Last year, I went job searching because schools were closed. A friend told me that his priest referred him to a home-schooling job and asked me to follow him. On the day we went to the job agency, there was heavy rain and I was soaked from head to toe. The traffic was also bad. I finally met up with my friend and we called the interviewer to send us the address of the interview venue. This was the first warning signal. It was supposed to be a teaching agency, so why wasn’t their office in a known business area. Why was it in a forgotten corner in Benin?
We got to the venue and found a big flood surrounding the building. One guy who looked like a skinny Quasimodo was waiting to guide us in. You should see him pointing to the flood as though he was Moses and asking us to wade through it. At first, I thought he was an office assistant. It turned out that he was the “boss” we spoke to on the phone.
The reality hit when we entered the building. It looked like an abandoned garage. Quasimodo gave us a seat and we got started. The first thing he asked us was if we knew what “era” was. He had a Bini accent, so I thought he was making reference to some Bini Idol or some traditional teaching method he thought I should know about to prove my worth as a home lesson teacher.
My friend and I were confused when he spelt out the word: “E-R-A”. My friend decided that he’d heard enough and stood up to leave. Quasimodo was riled up and told me I could leave if I wanted to. He was only trying to help us. I apologised and asked him to continue talking. Then he started talking about eras, times, and seasons.
Whenever I asked him to talk about the tutoring job, he would flare up and remind me of the favour he was doing me. I was so confused, like what’s the relationship between teaching and era? When he finished, he asked me if I wanted to know more about the job. I declined and stood up. On my way out, I met a woman talking to another lady about how opportunities must be seized and asking her to pay ₦15k for some job package. It was then I realised what Quasimodo was driving at.
By the way, the rain had gathered again when my friend and I were leaving. We asked Quasimodo if we could stay and wait out the rain. Oga didn’t agree oh. He asked us to leave immediately.
I got the mail inviting me to the interview in 2019. I didn’t even have to pay it any attention because I had a job. There were no details about the job in the email, but I was curious and open to other opportunities, so I decided to give it a try.

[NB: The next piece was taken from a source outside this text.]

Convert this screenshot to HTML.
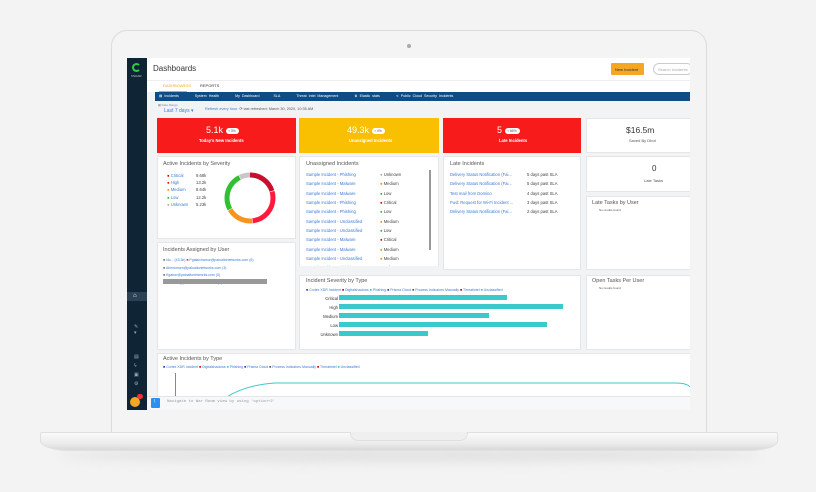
<!DOCTYPE html>
<html><head><meta charset="utf-8"><style>
*{margin:0;padding:0;box-sizing:border-box}
body{width:816px;height:492px;background:#f3f3f3;position:relative;overflow:hidden;font-family:"Liberation Sans",sans-serif}
.a{position:absolute}
.t{position:absolute;white-space:nowrap}
.card{position:absolute;background:#fff;border:1px solid #e6e6e6}
.h{font-size:5.5px;color:#555}
.lk{color:#3a7bd5}
.s{font-size:4.2px}
</style></head><body>
<!-- base shadow -->
<div class="a" style="left:60px;top:448px;width:700px;height:14px;border-radius:50%;background:#e2e2e2;filter:blur(5px)"></div>
<!-- lid -->
<div class="a" style="left:111px;top:30px;width:596px;height:406px;background:#f4f4f4;border:1px solid #dcdcdc;border-radius:16px 16px 0 0"></div>
<div class="a" style="left:407px;top:44px;width:4px;height:4px;border-radius:50%;background:#aaa"></div>
<!-- base -->
<div class="a" style="left:40px;top:432px;width:738px;height:19px;background:linear-gradient(#fafafa,#ececec 60%,#d9d9d9);border-radius:2px 2px 30px 30px/2px 2px 10px 10px;border:1px solid #e0e0e0"></div>
<div class="a" style="left:350px;top:432px;width:118px;height:9px;background:#efefef;border:1px solid #e0e0e0;border-top:none;border-radius:0 0 8px 8px"></div>
<!-- screen -->
<div class="a" style="left:127px;top:58px;width:563px;height:352px;background:#f2f3f5;overflow:hidden">
 <div class="a" style="left:0;top:0;width:20px;height:352px;background:#0f2535"></div>
 <div class="a" style="left:5px;top:5px;width:9px;height:9px;border:2px solid #2ecc40;border-radius:50%;border-right-color:transparent"></div>
 <div class="t" style="left:4px;top:16px;font-size:3px;color:#ccc">XSOAR</div>
 <div class="a" style="left:0;top:234px;width:20px;height:9px;background:#2a4254"></div>
 <div class="t" style="left:6px;top:235px;font-size:6px;color:#fff">⌂</div>
 <div class="t" style="left:7px;top:266px;font-size:5px;color:#9ab">✎<br>▾</div>
 <div class="t" style="left:7px;top:295px;font-size:5px;color:#9ab;line-height:9px">▤<br>ϟ<br>▣<br>⚙</div>
 <div class="a" style="left:3px;top:339px;width:10px;height:10px;border-radius:50%;background:#f5a623"></div>
 <div class="a" style="left:10px;top:336px;width:6px;height:5px;border-radius:3px;background:#e33"></div>
 <!-- header -->
 <div class="a" style="left:20px;top:0;width:543px;height:22px;background:#fff"></div>
 <div class="t" style="left:26px;top:6px;font-size:8px;color:#333">Dashboards</div>
 <div class="a" style="left:484px;top:5px;width:33px;height:12px;background:#f5a623;border-radius:1px"></div>
 <div class="t" style="left:488px;top:9px;font-size:4px;color:#333">New Incident</div>
 <div class="a" style="left:526px;top:5px;width:40px;height:12px;border:1px solid #ccc;border-radius:6px;background:#fff"></div>
 <div class="t" style="left:531px;top:9px;font-size:4px;color:#aaa">Search incidents</div>
 <div class="a" style="left:20px;top:22px;width:543px;height:12px;background:#fff;border-top:1px solid #eee"></div>
 <div class="t" style="left:36px;top:25px;font-size:4px;color:#f5a623">DASHBOARDS</div>
 <div class="a" style="left:32px;top:33px;width:28px;height:1px;background:#f5a623"></div>
 <div class="t" style="left:73px;top:25px;font-size:4px;color:#333">REPORTS</div>
 <div class="a" style="left:28px;top:34px;width:535px;height:9px;background:#0d4c86"></div>
 <div class="t" style="left:32px;top:36px;font-size:3.6px;color:#fff;word-spacing:1px">▤ Incidents&nbsp;&nbsp;&nbsp;&nbsp;&nbsp;&nbsp;&nbsp;&nbsp;System Health&nbsp;&nbsp;&nbsp;&nbsp;&nbsp;&nbsp;&nbsp;&nbsp;My Dashboard&nbsp;&nbsp;&nbsp;&nbsp;&nbsp;&nbsp;&nbsp;SLA&nbsp;&nbsp;&nbsp;&nbsp;&nbsp;&nbsp;&nbsp;&nbsp;Threat Intel Management&nbsp;&nbsp;&nbsp;&nbsp;&nbsp;&nbsp;&nbsp;&nbsp;♛ Elastic stats&nbsp;&nbsp;&nbsp;&nbsp;&nbsp;&nbsp;&nbsp;&nbsp;≺ Public Cloud Security Incidents</div>
 <div class="t" style="left:31px;top:45px;font-size:3px;color:#888">▦ Date Range</div>
 <div class="t" style="left:37px;top:50px;font-size:5px;color:#3a7bd5">Last 7 days ▾</div>
 <div class="t" style="left:78px;top:48px;font-size:3.8px;color:#3a7bd5">Refresh every hour&nbsp;&nbsp;<span style="color:#555">⟳ last refreshed: March 30, 2020, 10:35 AM</span></div>
 <!-- KPIs -->
 <div class="a" style="left:30px;top:60px;width:139px;height:35px;background:#f71b1b"></div>
 <div class="t" style="left:79px;top:67px;font-size:9px;color:#fff">5.1k <span style="font-size:3.5px;background:#fff;color:#555;border-radius:3px;padding:1px 3px;vertical-align:middle">▪ 3%</span></div>
 <div class="t" style="left:72px;top:80px;font-size:4.2px;color:#fff;font-weight:bold">Today's New Incidents</div>
 <div class="a" style="left:172px;top:60px;width:140px;height:35px;background:#f8c000"></div>
 <div class="t" style="left:220px;top:67px;font-size:9px;color:#fff">49.3k <span style="font-size:3.5px;background:#fff;color:#555;border-radius:3px;padding:1px 3px;vertical-align:middle">▪ 4%</span></div>
 <div class="t" style="left:222px;top:80px;font-size:4.2px;color:#fff;font-weight:bold">Unassigned Incidents</div>
 <div class="a" style="left:316px;top:60px;width:138px;height:35px;background:#f71b1b"></div>
 <div class="t" style="left:370px;top:67px;font-size:9px;color:#fff">5 <span style="font-size:3.5px;background:#fff;color:#555;border-radius:3px;padding:1px 3px;vertical-align:middle">▪ 66%</span></div>
 <div class="t" style="left:372px;top:80px;font-size:4.2px;color:#fff;font-weight:bold">Late Incidents</div>
 <div class="card" style="left:459px;top:60px;width:110px;height:35px"></div>
 <div class="t" style="left:499px;top:67px;font-size:8.5px;color:#333">$16.5m</div>
 <div class="t" style="left:502px;top:80px;font-size:4px;color:#555">Saved By Dbot</div>
 <!-- severity donut -->
 <div class="card" style="left:30px;top:98px;width:139px;height:83px"></div>
 <div class="t h" style="left:36px;top:103px">Active Incidents by Severity</div>
 <div class="t s" style="left:40px;top:114px;line-height:7.2px;color:#3a7bd5"><span style="color:#c00">●</span> Critical<br><span style="color:#e00">●</span> High<br><span style="color:#f80">●</span> Medium<br><span style="color:#2b2">●</span> Low<br><span style="color:#aaa">●</span> Unknown</div>
 <div class="t s" style="left:69px;top:114px;line-height:7.2px;color:#444">9.68k<br>13.2k<br>8.64k<br>12.2k<br>5.23k</div>
 <svg class="a" style="left:95px;top:112px" width="56" height="56" viewBox="0 0 56 56">
  <g fill="none" stroke-width="5" transform="rotate(-90 28 28)">
  <circle cx="28" cy="28" r="23" stroke="#c8102e" stroke-dasharray="29 200"/>
  <circle cx="28" cy="28" r="23" stroke="#ff1a3c" stroke-dasharray="0 29.5 40 200"/>
  <circle cx="28" cy="28" r="23" stroke="#f7941d" stroke-dasharray="0 70 26 200"/>
  <circle cx="28" cy="28" r="23" stroke="#2fc12f" stroke-dasharray="0 96.5 37 200"/>
  <circle cx="28" cy="28" r="23" stroke="#c8c8c8" stroke-dasharray="0 134 11 200"/></g></svg>
 <!-- assigned by user -->
 <div class="card" style="left:30px;top:184px;width:139px;height:108px"></div>
 <div class="t h" style="left:36px;top:189px">Incidents Assigned by User</div>
 <div class="t" style="left:36px;top:199px;font-size:3.5px;line-height:7.5px;color:#3a7bd5"><span style="color:#777">■</span> No... (43.3k) <span style="color:#e33">■</span> Pgalaichamur@paloaltonetworks.com (6)<br><span style="color:#777">■</span> Abirnkmurn@paloaltonetworks.com (3)<br><span style="color:#777">■</span> Kgabor@paloaltonetworks.com (3)<br><span style="color:#2a2">■</span> Mmichal@paloaltonetworks.com (3)</div>
 <div class="a" style="left:36px;top:221px;width:104px;height:5px;background:#999"></div>
 <!-- unassigned -->
 <div class="card" style="left:172px;top:98px;width:140px;height:114px;overflow:hidden"></div>
 <div class="t h" style="left:179px;top:103px">Unassigned Incidents</div>
 <div class="t" style="left:179px;top:112px;font-size:4.2px;line-height:9.35px;color:#3a7bd5">Sample Incident - Phishing<br>Sample Incident - Malware<br>Sample Incident - Malware<br>Sample Incident - Phishing<br>Sample Incident - Phishing<br>Sample Incident - Unclassified<br>Sample Incident - Unclassified<br>Sample Incident - Malware<br>Sample Incident - Malware<br>Sample Incident - Unclassified<br>Sample Incident - Phishing</div>
 <div class="t" style="left:253px;top:112px;font-size:4.2px;line-height:9.35px;color:#444"><span style="color:#aaa">●</span> Unknown<br><span style="color:#f80">●</span> Medium<br><span style="color:#2b2">●</span> Low<br><span style="color:#c00">●</span> Critical<br><span style="color:#2b2">●</span> Low<br><span style="color:#f80">●</span> Medium<br><span style="color:#2b2">●</span> Low<br><span style="color:#c00">●</span> Critical<br><span style="color:#f80">●</span> Medium<br><span style="color:#f80">●</span> Medium<br>● Unknown</div>
 <div class="a" style="left:302px;top:112px;width:1.5px;height:80px;background:#999"></div>
 <div class="a" style="left:172px;top:208px;width:140px;height:5px;background:#f2f3f5"></div>
 <!-- late -->
 <div class="card" style="left:316px;top:98px;width:138px;height:114px"></div>
 <div class="t h" style="left:323px;top:103px">Late Incidents</div>
 <div class="t" style="left:323px;top:112px;font-size:4.2px;line-height:9.35px;color:#3a7bd5">Delivery Status Notification (Fai...<br>Delivery Status Notification (Fai...<br>Test mail from Domino<br>Fwd: Request for Wi-Fi Incident ...<br>Delivery Status Notification (Fai...</div>
 <div class="t" style="left:400px;top:112px;font-size:4.2px;line-height:9.35px;color:#444">5 days past SLA<br>5 days past SLA<br>4 days past SLA<br>3 days past SLA<br>2 days past SLA</div>
 <!-- right column -->
 <div class="card" style="left:459px;top:98px;width:110px;height:36px"></div>
 <div class="t" style="left:525px;top:106px;font-size:8px;color:#333">0</div>
 <div class="t" style="left:517px;top:120px;font-size:4px;color:#555">Late Tasks</div>
 <div class="card" style="left:459px;top:138px;width:110px;height:74px"></div>
 <div class="t h" style="left:465px;top:142px">Late Tasks by User</div>
 <div class="t" style="left:472px;top:150px;font-size:3px;color:#555">No results found</div>
 <div class="card" style="left:459px;top:217px;width:110px;height:75px"></div>
 <div class="t h" style="left:465px;top:220px">Open Tasks Per User</div>
 <div class="t" style="left:472px;top:228px;font-size:3px;color:#555">No results found</div>
 <!-- severity by type -->
 <div class="card" style="left:172px;top:217px;width:282px;height:75px"></div>
 <div class="t h" style="left:179px;top:220px">Incident Severity by Type</div>
 <div class="t" style="left:179px;top:230px;font-size:3.5px;color:#3a7bd5"><span style="color:#33c">■</span> Cortex XDR Incident <span style="color:#c00">■</span> Digitalshadows <span style="color:#3cc">■</span> Phishing <span style="color:#33c">■</span> Prisma Cloud <span style="color:#555">■</span> Process Indicators Manually <span style="color:#c00">■</span> Threatintel <span style="color:#3cc">■</span> Unclassified</div>
 <div class="t" style="left:183px;top:236px;width:28px;text-align:right;font-size:4.2px;line-height:9px;color:#333">Critical<br>High<br>Medium<br>Low<br>Unknown</div>
 <div class="a" style="left:212px;top:237px;width:168px;height:5px;background:#3cc9cc"></div>
 <div class="a" style="left:212px;top:246px;width:224px;height:5px;background:#3cc9cc"></div>
 <div class="a" style="left:212px;top:255px;width:150px;height:5px;background:#3cc9cc"></div>
 <div class="a" style="left:212px;top:264px;width:208px;height:5px;background:#3cc9cc"></div>
 <div class="a" style="left:212px;top:273px;width:89px;height:5px;background:#3cc9cc"></div>
 <!-- active by type -->
 <div class="card" style="left:30px;top:295px;width:540px;height:45px"></div>
 <div class="t h" style="left:36px;top:298px">Active Incidents by Type</div>
 <div class="t" style="left:36px;top:307px;font-size:3.5px;color:#3a7bd5"><span style="color:#33c">■</span> Cortex XDR Incident <span style="color:#c00">■</span> Digitalshadows <span style="color:#3cc">■</span> Phishing <span style="color:#33c">■</span> Prisma Cloud <span style="color:#555">■</span> Process Indicators Manually <span style="color:#c00">■</span> Threatintel <span style="color:#3cc">■</span> Unclassified</div>
 <div class="a" style="left:48px;top:315px;width:1px;height:25px;background:#888"></div>
 <svg class="a" style="left:48px;top:315px" width="515" height="25"><path d="M50 25 Q70 12 100 10 L500 10 Q512 10 515 14" fill="none" stroke="#3cc9cc" stroke-width="1"/></svg>
 <!-- input -->
 <div class="a" style="left:20px;top:338px;width:543px;height:14px;background:#f7f8fa;border-top:1px solid #e5e5e5"></div>
 <div class="a" style="left:24px;top:340px;width:9px;height:10px;background:#2b8ef0;border-radius:1px"></div>
 <div class="t" style="left:27px;top:341px;font-size:5px;color:#fff">!</div>
 <div class="t" style="left:40px;top:342px;font-size:4px;color:#999;font-family:'Liberation Mono',monospace">Navigate to War Room view by using 'option+2'</div>
</div>
</body></html>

I met someone at the entrance of the venue who directed me to go upstairs. I met another person midway who directed me to the right floor. The whole thing looked like a sentry of sorts, and I was scared for a minute.
I eventually got to the waiting area and was told to fill a form. Then, the person attending to me directed me to a small hall. There were people seated in the hall, watching a presentation from a projector. They thought they’d come to a real interview too.
It was a long presentation, and everyone was getting agitated. The protocol officers didn’t help either, enforcing stupid rules like no side talks and preventing people from leaving. I already knew I’d wasted my time going there, but I wanted to see how it would end.
Finally, they introduced their product to us. It was access to joining a team that organises workshop for multinational companies, and network marketing. I didn’t even have a problem with that. The nail in the coffin came when it was time for the call to action. They said that to join their team, we had to pay at least ₦20k. A lot of people, including me, had heard enough and left. Some people actually joined and paid. I really hope that it turned out for them.